THE EXERCISE: Reproduce the listing exactly, with no pictures in your copy.

::: DATA SECTION

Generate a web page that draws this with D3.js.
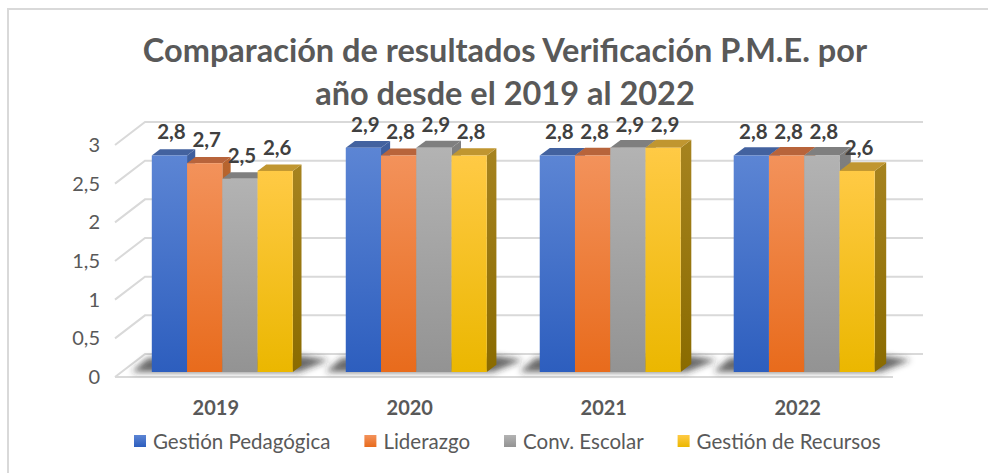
<!DOCTYPE html>
<html>
<head>
<meta charset="utf-8">
<script src="https://cdn.jsdelivr.net/npm/d3@7/dist/d3.min.js"></script>
<style>
  html, body { margin: 0; padding: 0; background: #fff; }
  svg { display: block; }
  text { font-family: Lato, "Liberation Sans", sans-serif; }
</style>
</head>
<body>
<svg id="chart" width="988" height="473"></svg>
<script>
// Chart data
const years = ["2019", "2020", "2021", "2022"];
const seriesNames = ["Gestión Pedagógica", "Liderazgo", "Conv. Escolar", "Gestión de Recursos"];
const gestionPedagogica = [2.8, 2.9, 2.8, 2.8];
const liderazgo = [2.7, 2.8, 2.8, 2.8];
const convEscolar = [2.5, 2.9, 2.9, 2.8];
const gestionRecursos = [2.6, 2.8, 2.9, 2.6];
const yTicks = [0, 0.5, 1, 1.5, 2, 2.5, 3];
const titleLines = ["Comparación de resultados Verificación P.M.E. por", "año desde el 2019 al 2022"];

const seriesValues = [gestionPedagogica, liderazgo, convEscolar, gestionRecursos];

// Face colours for each series: front gradient (top, bottom), top face, side face (top, bottom)
const palette = [
  { front: ["#5c85d4", "#2d5ebe"], top: "#43629f", side: ["#3f5f9e", "#2a4c8e"] },
  { front: ["#f3925b", "#e86b1c"], top: "#b8643b", side: ["#b8652f", "#a85716"] },
  { front: ["#b3b3b3", "#939393"], top: "#7f7f7f", side: ["#7f7f7f", "#6e6e6e"] },
  { front: ["#ffca45", "#ebb700"], top: "#c09630", side: ["#a6831f", "#8a6b00"] }
];

const svg = d3.select("#chart");
const defs = svg.append("defs");

// Chart area border
svg.append("rect")
  .attr("x", 8).attr("y", 9).attr("width", 1000).attr("height", 480)
  .attr("fill", "#fff").attr("stroke", "#d9d9d9").attr("stroke-width", 2);

// 3D floor geometry: front edge of the floor and the depth vector to the back wall
const floorY = 377;
const floorX0 = 115, floorX1 = 893;
const wallDX = 30, wallDY = -23;

// Values on the front plane / back wall
const yv = d3.scaleLinear().domain([0, 3]).range([0, 232]);

// Category and series scales
const x0 = d3.scaleBand().domain(years).range([floorX0, floorX1])
  .paddingInner(0.273).paddingOuter(0.142).align(0.55);
const x1 = d3.scaleBand().domain(seriesNames).range([0, x0.bandwidth()]).padding(0);

// Bars stand a little behind the front edge of the floor
const barDX = 6.5, barDY = -5;
const barBase = floorY + barDY;
// Depth of a bar (slightly larger toward the right, as in perspective)
function barDepth(x) {
  const t = Math.max(0, Math.min(1, (x - 150) / 725));
  return [8 + 3.5 * t, -6 - 2.6 * t];
}

// Gradients
palette.forEach((p, i) => {
  const g = defs.append("linearGradient").attr("id", "front" + i)
    .attr("x1", 0).attr("y1", 0).attr("x2", 0).attr("y2", 1);
  g.append("stop").attr("offset", "0%").attr("stop-color", p.front[0]);
  g.append("stop").attr("offset", "100%").attr("stop-color", p.front[1]);
  const s = defs.append("linearGradient").attr("id", "side" + i)
    .attr("x1", 0).attr("y1", 0).attr("x2", 0).attr("y2", 1);
  s.append("stop").attr("offset", "0%").attr("stop-color", p.side[0]);
  s.append("stop").attr("offset", "100%").attr("stop-color", p.side[1]);
});
const blur = defs.append("filter").attr("id", "shadowBlur")
  .attr("x", "-20%").attr("y", "-50%").attr("width", "140%").attr("height", "200%");
blur.append("feGaussianBlur").attr("stdDeviation", 3);

// Walls: gridlines on the side wall and the back wall
const grid = svg.append("g").attr("stroke", "#d9d9d9").attr("stroke-width", 2).attr("fill", "none");
yTicks.forEach(v => {
  const yf = floorY - yv(v);
  const yb = floorY + wallDY - yv(v);
  grid.append("path").attr("d", d3.line()([
    [floorX0, yf], [floorX0 + wallDX, yb], [floorX1 + wallDX, yb]
  ]));
});
// Front edge of the floor
grid.append("line")
  .attr("x1", floorX0).attr("x2", floorX1)
  .attr("y1", floorY).attr("y2", floorY);

// Y axis labels
svg.append("g").selectAll("text").data(yTicks).join("text")
  .attr("x", 100).attr("y", v => floorY - yv(v) + 7)
  .attr("text-anchor", "end")
  .attr("font-size", 20).attr("fill", "#595959")
  .text(v => d3.format(".1~f")(v).replace(".", ","));

// Shadows cast on the floor behind each group
const shadows = svg.append("g").attr("filter", "url(#shadowBlur)");
years.forEach(yr => {
  const gx0 = x0(yr) + barDX, gx1 = gx0 + x0.bandwidth();
  shadows.append("path")
    .attr("d", d3.line()([
      [gx0 - 20, barBase], [gx1 + 6, barBase],
      [gx1 + 36, barBase - 12], [gx1 + 10, barBase - 16], [gx0 - 4, barBase - 14]
    ]) + "Z")
    .attr("fill", "#2b2b2b").attr("opacity", 0.7);
});

// Bars, drawn left to right so each bar covers the side of its neighbour
const bars = svg.append("g");
years.forEach((yr, gi) => {
  seriesNames.forEach((name, si) => {
    const v = seriesValues[si][gi];
    const xl = x0(yr) + x1(name) + barDX;
    const xr = xl + x1.bandwidth();
    const yt = barBase - yv(v);
    const [dx, dy] = barDepth(xr);
    const g = bars.append("g");
    // right side face
    g.append("path")
      .attr("d", d3.line()([[xr, yt], [xr + dx, yt + dy], [xr + dx, barBase + dy], [xr, barBase]]) + "Z")
      .attr("fill", `url(#side${si})`);
    // top face
    g.append("path")
      .attr("d", d3.line()([[xl, yt], [xl + dx, yt + dy], [xr + dx, yt + dy], [xr, yt]]) + "Z")
      .attr("fill", palette[si].top);
    // front face
    g.append("rect")
      .attr("x", xl).attr("y", yt)
      .attr("width", x1.bandwidth()).attr("height", barBase - yt)
      .attr("fill", `url(#front${si})`);
  });
});

// Value labels above the bars
const labels = svg.append("g");
years.forEach((yr, gi) => {
  seriesNames.forEach((name, si) => {
    const v = seriesValues[si][gi];
    const xc = x0(yr) + x1(name) + barDX + x1.bandwidth() / 2 + 2;
    labels.append("text")
      .attr("x", xc).attr("y", barBase - yv(v) - 16)
      .attr("text-anchor", "middle")
      .attr("font-size", 20.5).attr("font-weight", "bold").attr("fill", "#404040")
      .text(d3.format(".1f")(v).replace(".", ","));
  });
});

// Category labels
svg.append("g").selectAll("text").data(years).join("text")
  .attr("x", d => x0(d) + x0.bandwidth() / 2)
  .attr("y", 415)
  .attr("text-anchor", "middle")
  .attr("font-size", 20).attr("font-weight", "bold").attr("fill", "#595959")
  .text(d => d);

// Title
svg.append("g").selectAll("text").data(titleLines).join("text")
  .attr("x", 505).attr("y", (d, i) => 62 + i * 43)
  .attr("text-anchor", "middle")
  .attr("font-size", 32.5).attr("font-weight", "bold").attr("fill", "#595959")
  .text(d => d);

// Legend
const legend = svg.append("g");
let lx = 134;
seriesNames.forEach((name, si) => {
  legend.append("rect")
    .attr("x", lx).attr("y", 435).attr("width", 12).attr("height", 12)
    .attr("fill", `url(#front${si})`);
  const t = legend.append("text")
    .attr("x", lx + 19).attr("y", 448.5)
    .attr("font-size", 20.5).attr("fill", "#595959")
    .text(name);
  lx += 19 + t.node().getComputedTextLength() + 34;
});
</script>
</body>
</html>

::::::

TASK SOLUTION:
Generate a web page that draws this with D3.js.
<!DOCTYPE html>
<html>
<head>
<meta charset="utf-8">
<script src="https://cdn.jsdelivr.net/npm/d3@7/dist/d3.min.js"></script>
<style>
  html, body { margin: 0; padding: 0; background: #fff; }
  svg { display: block; }
  text { font-family: Lato, "Liberation Sans", sans-serif; }
</style>
</head>
<body>
<svg id="chart" width="988" height="473"></svg>
<script>
// Chart data
const years = ["2019", "2020", "2021", "2022"];
const seriesNames = ["Gestión Pedagógica", "Liderazgo", "Conv. Escolar", "Gestión de Recursos"];
const gestionPedagogica = [2.8, 2.9, 2.8, 2.8];
const liderazgo = [2.7, 2.8, 2.8, 2.8];
const convEscolar = [2.5, 2.9, 2.9, 2.8];
const gestionRecursos = [2.6, 2.8, 2.9, 2.6];
const yTicks = [0, 0.5, 1, 1.5, 2, 2.5, 3];
const titleLines = ["Comparación de resultados Verificación P.M.E. por", "año desde el 2019 al 2022"];

const seriesValues = [gestionPedagogica, liderazgo, convEscolar, gestionRecursos];

// Face colours for each series: front gradient (top, bottom), top face, side face (top, bottom)
const palette = [
  { front: ["#5c85d4", "#2d5ebe"], top: "#43629f", side: ["#3f5f9e", "#2a4c8e"] },
  { front: ["#f3925b", "#e86b1c"], top: "#b8643b", side: ["#b8652f", "#a85716"] },
  { front: ["#b3b3b3", "#939393"], top: "#7f7f7f", side: ["#7f7f7f", "#6e6e6e"] },
  { front: ["#ffca45", "#ebb700"], top: "#c09630", side: ["#a6831f", "#8a6b00"] }
];

const svg = d3.select("#chart");
const defs = svg.append("defs");

// Chart area border
svg.append("rect")
  .attr("x", 8).attr("y", 9).attr("width", 1000).attr("height", 480)
  .attr("fill", "#fff").attr("stroke", "#d9d9d9").attr("stroke-width", 2);

// 3D floor geometry: front edge of the floor and the depth vector to the back wall
const floorY = 377;
const floorX0 = 115, floorX1 = 893;
const wallDX = 30, wallDY = -23;

// Values on the front plane / back wall
const yv = d3.scaleLinear().domain([0, 3]).range([0, 232]);

// Category and series scales
const x0 = d3.scaleBand().domain(years).range([floorX0, floorX1])
  .paddingInner(0.273).paddingOuter(0.142).align(0.55);
const x1 = d3.scaleBand().domain(seriesNames).range([0, x0.bandwidth()]).padding(0);

// Bars stand a little behind the front edge of the floor
const barDX = 6.5, barDY = -5;
const barBase = floorY + barDY;
// Depth of a bar (slightly larger toward the right, as in perspective)
function barDepth(x) {
  const t = Math.max(0, Math.min(1, (x - 150) / 725));
  return [8 + 3.5 * t, -6 - 2.6 * t];
}

// Gradients
palette.forEach((p, i) => {
  const g = defs.append("linearGradient").attr("id", "front" + i)
    .attr("x1", 0).attr("y1", 0).attr("x2", 0).attr("y2", 1);
  g.append("stop").attr("offset", "0%").attr("stop-color", p.front[0]);
  g.append("stop").attr("offset", "100%").attr("stop-color", p.front[1]);
  const s = defs.append("linearGradient").attr("id", "side" + i)
    .attr("x1", 0).attr("y1", 0).attr("x2", 0).attr("y2", 1);
  s.append("stop").attr("offset", "0%").attr("stop-color", p.side[0]);
  s.append("stop").attr("offset", "100%").attr("stop-color", p.side[1]);
});
const blur = defs.append("filter").attr("id", "shadowBlur")
  .attr("x", "-20%").attr("y", "-50%").attr("width", "140%").attr("height", "200%");
blur.append("feGaussianBlur").attr("stdDeviation", 3);

// Walls: gridlines on the side wall and the back wall
const grid = svg.append("g").attr("stroke", "#d9d9d9").attr("stroke-width", 2).attr("fill", "none");
yTicks.forEach(v => {
  const yf = floorY - yv(v);
  const yb = floorY + wallDY - yv(v);
  grid.append("path").attr("d", d3.line()([
    [floorX0, yf], [floorX0 + wallDX, yb], [floorX1 + wallDX, yb]
  ]));
});
// Front edge of the floor
grid.append("line")
  .attr("x1", floorX0).attr("x2", floorX1)
  .attr("y1", floorY).attr("y2", floorY);

// Y axis labels
svg.append("g").selectAll("text").data(yTicks).join("text")
  .attr("x", 100).attr("y", v => floorY - yv(v) + 7)
  .attr("text-anchor", "end")
  .attr("font-size", 20).attr("fill", "#595959")
  .text(v => d3.format(".1~f")(v).replace(".", ","));

// Shadows cast on the floor behind each group
const shadows = svg.append("g").attr("filter", "url(#shadowBlur)");
years.forEach(yr => {
  const gx0 = x0(yr) + barDX, gx1 = gx0 + x0.bandwidth();
  shadows.append("path")
    .attr("d", d3.line()([
      [gx0 - 20, barBase], [gx1 + 6, barBase],
      [gx1 + 36, barBase - 12], [gx1 + 10, barBase - 16], [gx0 - 4, barBase - 14]
    ]) + "Z")
    .attr("fill", "#2b2b2b").attr("opacity", 0.7);
});

// Bars, drawn left to right so each bar covers the side of its neighbour
const bars = svg.append("g");
years.forEach((yr, gi) => {
  seriesNames.forEach((name, si) => {
    const v = seriesValues[si][gi];
    const xl = x0(yr) + x1(name) + barDX;
    const xr = xl + x1.bandwidth();
    const yt = barBase - yv(v);
    const [dx, dy] = barDepth(xr);
    const g = bars.append("g");
    // right side face
    g.append("path")
      .attr("d", d3.line()([[xr, yt], [xr + dx, yt + dy], [xr + dx, barBase + dy], [xr, barBase]]) + "Z")
      .attr("fill", `url(#side${si})`);
    // top face
    g.append("path")
      .attr("d", d3.line()([[xl, yt], [xl + dx, yt + dy], [xr + dx, yt + dy], [xr, yt]]) + "Z")
      .attr("fill", palette[si].top);
    // front face
    g.append("rect")
      .attr("x", xl).attr("y", yt)
      .attr("width", x1.bandwidth()).attr("height", barBase - yt)
      .attr("fill", `url(#front${si})`);
  });
});

// Value labels above the bars
const labels = svg.append("g");
years.forEach((yr, gi) => {
  seriesNames.forEach((name, si) => {
    const v = seriesValues[si][gi];
    const xc = x0(yr) + x1(name) + barDX + x1.bandwidth() / 2 + 2;
    labels.append("text")
      .attr("x", xc).attr("y", barBase - yv(v) - 16)
      .attr("text-anchor", "middle")
      .attr("font-size", 20.5).attr("font-weight", "bold").attr("fill", "#404040")
      .text(d3.format(".1f")(v).replace(".", ","));
  });
});

// Category labels
svg.append("g").selectAll("text").data(years).join("text")
  .attr("x", d => x0(d) + x0.bandwidth() / 2)
  .attr("y", 415)
  .attr("text-anchor", "middle")
  .attr("font-size", 20).attr("font-weight", "bold").attr("fill", "#595959")
  .text(d => d);

// Title
svg.append("g").selectAll("text").data(titleLines).join("text")
  .attr("x", 505).attr("y", (d, i) => 62 + i * 43)
  .attr("text-anchor", "middle")
  .attr("font-size", 32.5).attr("font-weight", "bold").attr("fill", "#595959")
  .text(d => d);

// Legend
const legend = svg.append("g");
let lx = 134;
seriesNames.forEach((name, si) => {
  legend.append("rect")
    .attr("x", lx).attr("y", 435).attr("width", 12).attr("height", 12)
    .attr("fill", `url(#front${si})`);
  const t = legend.append("text")
    .attr("x", lx + 19).attr("y", 448.5)
    .attr("font-size", 20.5).attr("fill", "#595959")
    .text(name);
  lx += 19 + t.node().getComputedTextLength() + 34;
});
</script>
</body>
</html>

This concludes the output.